HPS: Hard Preference Sampling for Human Preference Alignment
This addresses the challenge of building safe and controllable AI systems by improving preference alignment, though it appears incremental as it builds on existing Plackett-Luce and Bradley-Terry methods.
The paper tackles the problem of aligning Large Language Model responses with human preferences by proposing Hard Preference Sampling (HPS), a framework that prioritizes preferred responses while rejecting dispreferred and harmful ones, resulting in improved reward margins and reduced harmful content generation on HH-RLHF and PKU-Safety datasets.

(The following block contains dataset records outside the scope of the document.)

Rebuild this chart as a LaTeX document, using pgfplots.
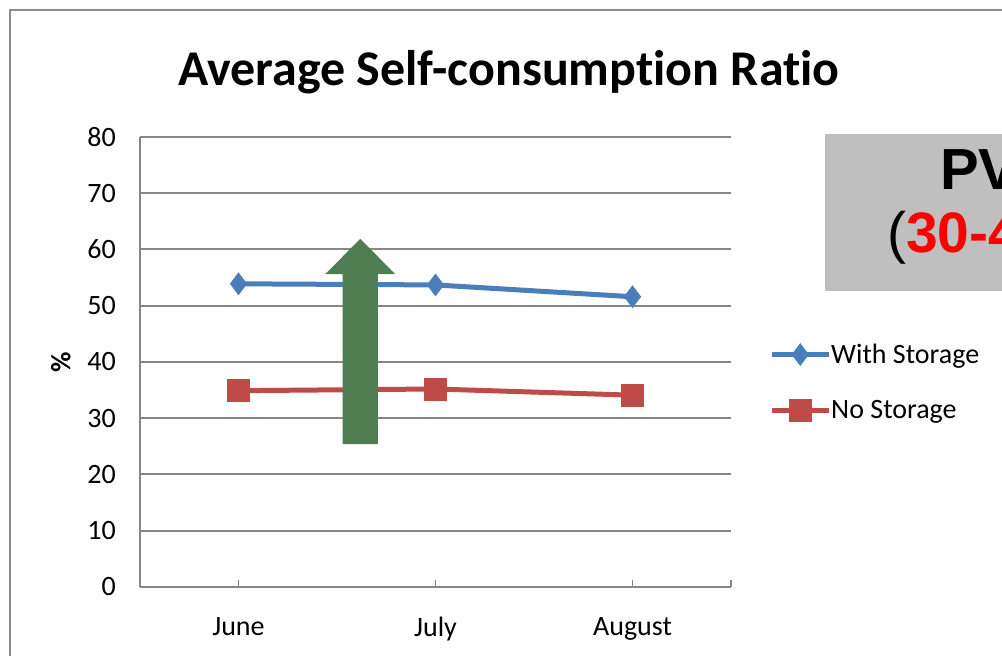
\documentclass[border=0pt]{standalone}
\usepackage{fontspec}
\setmainfont[Ligatures=NoCommon]{Carlito}
\newfontfamily\arialfont{Liberation Sans}
\usepackage{pgfplots}
\pgfplotsset{compat=1.18}

\definecolor{seriesblue}{HTML}{4A7EBB}
\definecolor{seriesred}{HTML}{BE4B48}
\definecolor{gridgray}{HTML}{868686}
\definecolor{framegray}{HTML}{8C8C8C}
\definecolor{arrowgreen}{HTML}{507E52}
\definecolor{boxgray}{HTML}{BFBFBF}
\definecolor{pvred}{HTML}{FF0000}

\begin{document}
\begin{tikzpicture}[x=1pt,y=1pt]
\path[use as bounding box, clip] (0,0) rectangle (1002,656);
% chart area frame
\draw[framegray, line width=2pt] (10,-20) -- (10,645.5) -- (1040,645.5);
% title
\node[anchor=base, inner sep=0pt, font=\bfseries\fontsize{50}{54}\selectfont] at (509,570) {Average Self-consumption Ratio};
\begin{axis}[
  at={(140pt,69pt)}, anchor=south west,
  scale only axis, width=591pt, height=450pt,
  xmin=-0.5, xmax=2.5, ymin=0, ymax=80,
  xtick={0,1,2}, xticklabels={June,July,August},
  extra x ticks={-0.5,2.5}, extra x tick labels={},
  ytick={0,10,...,80},
  axis x line*=bottom, axis y line*=left,
  axis line style={gridgray, line width=2pt, -},
  ymajorgrids,
  major grid style={gridgray, line width=2pt},
  tick align=inside,
  major tick length=7pt,
  xtick style={gridgray, line width=1.5pt},
  extra x tick style={xtick style={gridgray, line width=1.5pt}},
  ytick style={draw=none},
  tick label style={font=\fontsize{28}{30}\selectfont},
  /pgf/number format/assume math mode=true,
  yticklabel style={inner sep=0pt, xshift=-24pt, anchor=east},
  xticklabel style={inner sep=0pt, anchor=north, yshift=-30pt},
  ylabel={\bfseries\%},
  ylabel style={at={(axis description cs:-0.134,0.5)}, anchor=center, font=\fontsize{28}{30}\selectfont},
  legend style={at={(1.0593,0.4544)}, anchor=west, draw=none, fill=none,
    font=\fontsize{28}{30}\selectfont, row sep=34pt,
    nodes={inner sep=0pt},
    /tikz/every even column/.append style={column sep=6pt}},
  legend cell align=left,
  legend image code/.code={\draw[mark repeat=2, mark phase=2, #1] plot coordinates {(0pt,0pt)(28.5pt,0pt)(57pt,0pt)};},
  clip=false,
]
\addplot[seriesblue, line width=5pt, mark=diamond*, mark size=11pt, mark options={solid, line width=0.5pt}]
  coordinates {(0,53.9) (1,53.7) (2,51.6)};
\addlegendentry{With Storage}
\addplot[seriesred, line width=5pt, mark=square*, mark size=11pt, mark options={solid, line width=0.5pt}]
  coordinates {(0,34.9) (1,35.2) (2,34.1)};
\addlegendentry{No Storage}
% upward arrow between June and July
\fill[arrowgreen] (axis cs:0.529,25.4) -- (axis cs:0.707,25.4) -- (axis cs:0.707,55.6)
  -- (axis cs:0.796,55.6) -- (axis cs:0.618,61.9) -- (axis cs:0.440,55.6)
  -- (axis cs:0.529,55.6) -- cycle;
\end{axis}
% PV callout box (runs on past the right edge)
\fill[boxgray] (825,365) rectangle (1120,522);
\node[anchor=base west, inner sep=0pt, font=\arialfont\bfseries\fontsize{58}{60}\selectfont] at (940,466) {PV};
\node[anchor=base west, inner sep=0pt, font=\arialfont\fontsize{57}{60}\selectfont] at (887,403) {(\textcolor{pvred}{\bfseries 30-40\%})};
\end{tikzpicture}
\end{document}
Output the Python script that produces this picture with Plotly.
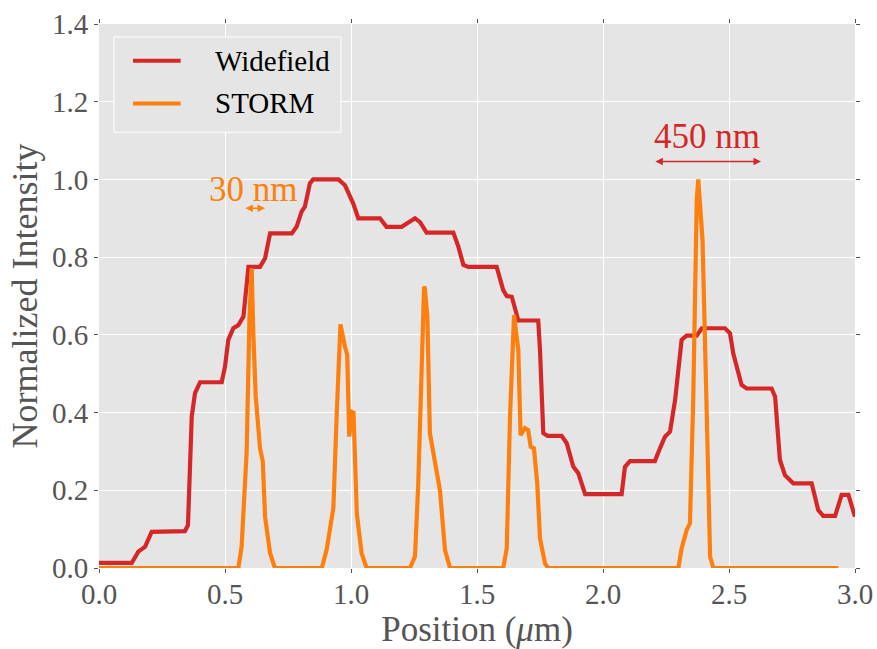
import plotly.graph_objects as go

# Line profiles across the sample (position in micrometres, normalised intensity)
widefield_x = [0.0, 0.13, 0.156, 0.183, 0.209, 0.341, 0.353, 0.368, 0.381, 0.401, 0.487, 0.50, 0.513,
               0.533, 0.553, 0.573, 0.593, 0.639, 0.659, 0.679, 0.765, 0.784, 0.804, 0.817, 0.837, 0.85,
               0.95, 0.976, 1.009, 1.029, 1.115, 1.141, 1.201, 1.254, 1.274, 1.30, 1.406, 1.426, 1.446,
               1.466, 1.578, 1.604, 1.618, 1.638, 1.664, 1.743, 1.75, 1.763, 1.78, 1.836, 1.856, 1.882,
               1.902, 1.929, 2.074, 2.087, 2.107, 2.206, 2.226, 2.246, 2.266, 2.286, 2.312, 2.332, 2.372,
               2.392, 2.484, 2.504, 2.517, 2.55, 2.57, 2.669, 2.683, 2.702, 2.722, 2.755, 2.828, 2.854,
               2.874, 2.921, 2.947, 2.974, 3.0]
widefield_y = [0.013, 0.013, 0.042, 0.055, 0.093, 0.095, 0.11, 0.39, 0.45, 0.478, 0.478, 0.518, 0.587,
               0.617, 0.625, 0.647, 0.775, 0.775, 0.797, 0.861, 0.861, 0.878, 0.917, 0.93, 0.99, 1.0,
               1.0, 0.985, 0.938, 0.9, 0.9, 0.878, 0.878, 0.9, 0.89, 0.863, 0.863, 0.827, 0.78,
               0.775, 0.775, 0.715, 0.70, 0.698, 0.637, 0.637, 0.561, 0.347, 0.34, 0.34, 0.321, 0.261,
               0.244, 0.19, 0.19, 0.26, 0.275, 0.275, 0.308, 0.338, 0.351, 0.432, 0.587, 0.598, 0.598,
               0.617, 0.617, 0.604, 0.552, 0.471, 0.462, 0.462, 0.441, 0.278, 0.239, 0.218, 0.218, 0.149,
               0.134, 0.134, 0.188, 0.188, 0.132]

storm_x = [0.0, 0.553, 0.566, 0.586, 0.597, 0.606, 0.612, 0.622, 0.639, 0.65, 0.659, 0.679, 0.698,
           0.884, 0.903, 0.93, 0.943, 0.954, 0.958, 0.976, 0.985, 0.993, 1.003, 1.01, 1.023, 1.042, 1.062,
           1.234, 1.254, 1.267, 1.28, 1.29, 1.293, 1.303, 1.313, 1.333, 1.353, 1.373, 1.393,
           1.604, 1.618, 1.631, 1.647, 1.664, 1.673, 1.69, 1.703, 1.713, 1.726, 1.739, 1.75, 1.77, 1.782,
           2.299, 2.312, 2.332, 2.345, 2.358, 2.372, 2.378, 2.385, 2.395, 2.411, 2.425, 2.438, 2.934]
storm_y = [0, 0, 0.055, 0.30, 0.64, 0.771, 0.612, 0.441, 0.308, 0.274, 0.132, 0.038, 0.0,
           0.0, 0.046, 0.154, 0.39, 0.625, 0.627, 0.57, 0.548, 0.338, 0.402, 0.40, 0.141, 0.038, 0.0,
           0.0, 0.03, 0.218, 0.561, 0.724, 0.72, 0.647, 0.347, 0.269, 0.20, 0.046, 0.0,
           0.0, 0.05, 0.39, 0.651, 0.561, 0.342, 0.36, 0.355, 0.312, 0.308, 0.218, 0.076, 0.012, 0.0,
           0.0, 0.05, 0.098, 0.115, 0.432, 0.947, 1.0, 0.947, 0.844, 0.415, 0.029, 0.0, 0.0]

series_names = ["Widefield", "STORM"]
tick_x = [0.0, 0.5, 1.0, 1.5, 2.0, 2.5, 3.0]
tick_y = [0.0, 0.2, 0.4, 0.6, 0.8, 1.0, 1.2, 1.4]

RED = "#d62728"
ORANGE = "#ff7f0e"
GREY = "#555555"
FONT = "Liberation Serif"

fig = go.Figure()
fig.add_trace(go.Scatter(x=widefield_x, y=widefield_y, mode="lines", name=series_names[0],
                         line=dict(color=RED, width=4.2), showlegend=False))
fig.add_trace(go.Scatter(x=storm_x, y=storm_y, mode="lines", name=series_names[1],
                         line=dict(color=ORANGE, width=4.2), showlegend=False))

# Legend box drawn in paper coordinates
fig.add_shape(type="rect", xref="paper", yref="paper", x0=0.0198, x1=0.320, y0=0.801, y1=0.976,
              fillcolor="#E5E5E5", line=dict(color="white", width=1), layer="above")
for name, col, yp in [(series_names[0], RED, 0.9325), (series_names[1], ORANGE, 0.854)]:
    fig.add_shape(type="line", xref="paper", yref="paper", x0=0.045, x1=0.108, y0=yp, y1=yp,
                  line=dict(color=col, width=4), layer="above")
    fig.add_annotation(xref="paper", yref="paper", x=0.151, y=yp, text=name, showarrow=False,
                       xanchor="left", yanchor="middle", font=dict(family=FONT, size=29, color="black"))

# Width markers
fig.add_annotation(x=0.659, y=0.926, ax=0.575, ay=0.926, xref="x", yref="y", axref="x", ayref="y",
                   text="", showarrow=True, arrowside="end+start", arrowhead=2, arrowsize=1,
                   arrowwidth=1.5, arrowcolor=ORANGE, standoff=0, startstandoff=0)
fig.add_annotation(x=0.611, y=0.975, text="30 nm", showarrow=False, xanchor="center", yanchor="middle",
                   font=dict(family=FONT, size=35, color=ORANGE))
fig.add_annotation(x=2.627, y=1.046, ax=2.202, ay=1.046, xref="x", yref="y", axref="x", ayref="y",
                   text="", showarrow=True, arrowside="end+start", arrowhead=2, arrowsize=1,
                   arrowwidth=1.5, arrowcolor=RED, standoff=0, startstandoff=0)
fig.add_annotation(x=2.413, y=1.11, text="450 nm", showarrow=False, xanchor="center", yanchor="middle",
                   font=dict(family=FONT, size=35, color=RED))

axis_common = dict(showgrid=True, gridcolor="white", gridwidth=1, zeroline=False, showline=False,
                   ticks="outside", ticklen=4, tickcolor=GREY, mirror="ticks",
                   tickfont=dict(family=FONT, size=29, color=GREY))

fig.update_xaxes(range=[0, 3], tickvals=tick_x, ticktext=[f"{v:.1f}" for v in tick_x],
                 ticklabelstandoff=-4,
                 title=dict(text="Position (<i>μ</i>m)", font=dict(family=FONT, size=35, color=GREY),
                            standoff=6),
                 **axis_common)
fig.update_yaxes(range=[0, 1.4], tickvals=tick_y, ticktext=[f"{v:.1f}" for v in tick_y],
                 title=dict(text="Normalized Intensity", font=dict(family=FONT, size=36, color=GREY),
                            standoff=3),
                 **axis_common)

fig.update_layout(width=877, height=649, margin=dict(l=99, r=22, t=24, b=81, autoexpand=False),
                  plot_bgcolor="#E5E5E5", paper_bgcolor="white",
                  font=dict(family=FONT, color=GREY))

fig.write_html("out.html")
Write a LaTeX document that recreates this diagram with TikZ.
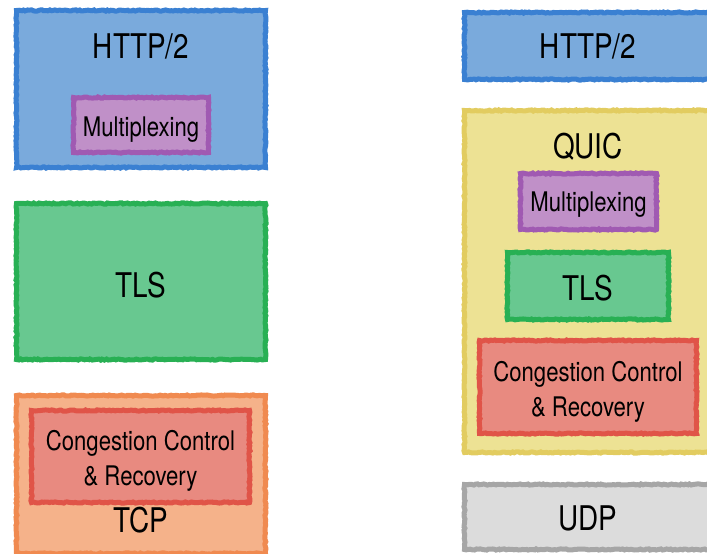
\documentclass[tikz,border=0pt]{standalone}
\usepackage{fontspec}
\setmainfont{TeX Gyre Heros}[FakeStretch=0.82]
\usetikzlibrary{decorations.pathmorphing}

\definecolor{httpfill}{RGB}{122,170,220}
\definecolor{httpline}{RGB}{58,128,210}
\definecolor{muxfill}{RGB}{192,144,200}
\definecolor{muxline}{RGB}{160,90,178}
\definecolor{tlsfill}{RGB}{104,200,144}
\definecolor{tlsline}{RGB}{40,176,84}
\definecolor{tcpfill}{RGB}{245,178,138}
\definecolor{tcpline}{RGB}{240,138,80}
\definecolor{ccfill}{RGB}{232,138,128}
\definecolor{ccline}{RGB}{224,84,72}
\definecolor{quicfill}{RGB}{237,226,148}
\definecolor{quicline}{RGB}{226,204,96}
\definecolor{udpfill}{RGB}{220,220,220}
\definecolor{udpline}{RGB}{166,166,166}

\begin{document}
\begin{tikzpicture}[x=1pt, y=-1pt,
	layer/.style={draw, line width=5pt, inner sep=0pt,
		decorate, decoration={random steps, segment length=2pt, amplitude=0.6pt}},
	big/.style={font=\fontsize{34}{40}\selectfont},
	small/.style={font=\fontsize{27}{35}\selectfont, align=center}]
	\useasboundingbox (0,0) rectangle (707,554);
	\clip (0,0) rectangle (707,554);

	% left stack: HTTP/2 over TLS over TCP
	\node[layer, fill=httpfill, draw=httpline, minimum width=249pt, minimum height=157pt] (h2) at (141,89) {};
	\node[big] (h2txt) at (141,46) {HTTP/2};
	\node[layer, fill=muxfill, draw=muxline, minimum width=135pt, minimum height=55pt] (mux) at (141,125) {};
	\node[small] (muxtxt) at (141,130) {Multiplexing};

	\node[layer, fill=tlsfill, draw=tlsline, minimum width=249pt, minimum height=156pt] (tls) at (141,281.5) {};
	\node[big] (tlstxt) at (141,285) {TLS};

	\node[layer, fill=tcpfill, draw=tcpline, minimum width=249pt, minimum height=158pt] (tcp) at (141,474.5) {};
	\node[layer, fill=ccfill, draw=ccline, minimum width=218pt, minimum height=92pt] (cc) at (140.5,456.5) {};
	\node[small] (cctxt) at (140.5,461) {Congestion Control\\\& Recovery};
	\node[big] (tcptxt) at (141,520) {TCP};

	% right stack: HTTP/2 over QUIC over UDP
	\node[layer, fill=httpfill, draw=httpline, minimum width=249pt, minimum height=67pt] (qh2) at (589,46) {};
	\node[big] (qh2txt) at (588,46) {HTTP/2};

	\node[layer, fill=quicfill, draw=quicline, minimum width=249pt, minimum height=342pt] (quic) at (589,281.5) {};
	\node[big] (quictxt) at (588,147) {QUIC};
	\node[layer, fill=muxfill, draw=muxline, minimum width=136pt, minimum height=56pt] (qmux) at (588.5,201.5) {};
	\node[small] (qmuxtxt) at (588.5,205) {Multiplexing};
	\node[layer, fill=tlsfill, draw=tlsline, minimum width=161pt, minimum height=67pt] (qtls) at (588,286) {};
	\node[big] (qtlstxt) at (588,288) {TLS};
	\node[layer, fill=ccfill, draw=ccline, minimum width=217pt, minimum height=93pt] (qcc) at (588,387) {};
	\node[small] (qcctxt) at (588,392) {Congestion Control\\\& Recovery};

	\node[layer, fill=udpfill, draw=udpline, minimum width=249pt, minimum height=65pt] (udp) at (589,517) {};
	\node[big] (udptxt) at (588,518) {UDP};
\end{tikzpicture}
\end{document}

Aligning Large Language Model (LLM) responses with human preferences is vital for building safe and controllable AI systems. While preference optimization methods based on Plackett-Luce (PL) and Bradley-Terry (BT) models have shown promise, they face challenges such as poor handling of harmful content, inefficient use of dispreferred responses, and, specifically for PL, high computational costs. To address these issues, we propose Hard Preference Sampling (HPS), a novel framework for robust and efficient human preference alignment. HPS introduces a training loss that prioritizes the most preferred response while rejecting all dispreferred and harmful ones. It emphasizes "hard" dispreferred responses -- those closely resembling preferred ones -- to enhance the model's rejection capabilities. By leveraging a single-sample Monte Carlo sampling strategy, HPS reduces computational overhead while maintaining alignment quality. Theoretically, HPS improves sample efficiency over existing PL methods and maximizes the reward margin between preferred and dispreferred responses, ensuring clearer distinctions. Experiments on HH-RLHF and PKU-Safety datasets validate HPS's effectiveness, achieving comparable BLEU and reward scores while greatly improving reward margins and thus reducing harmful content generation.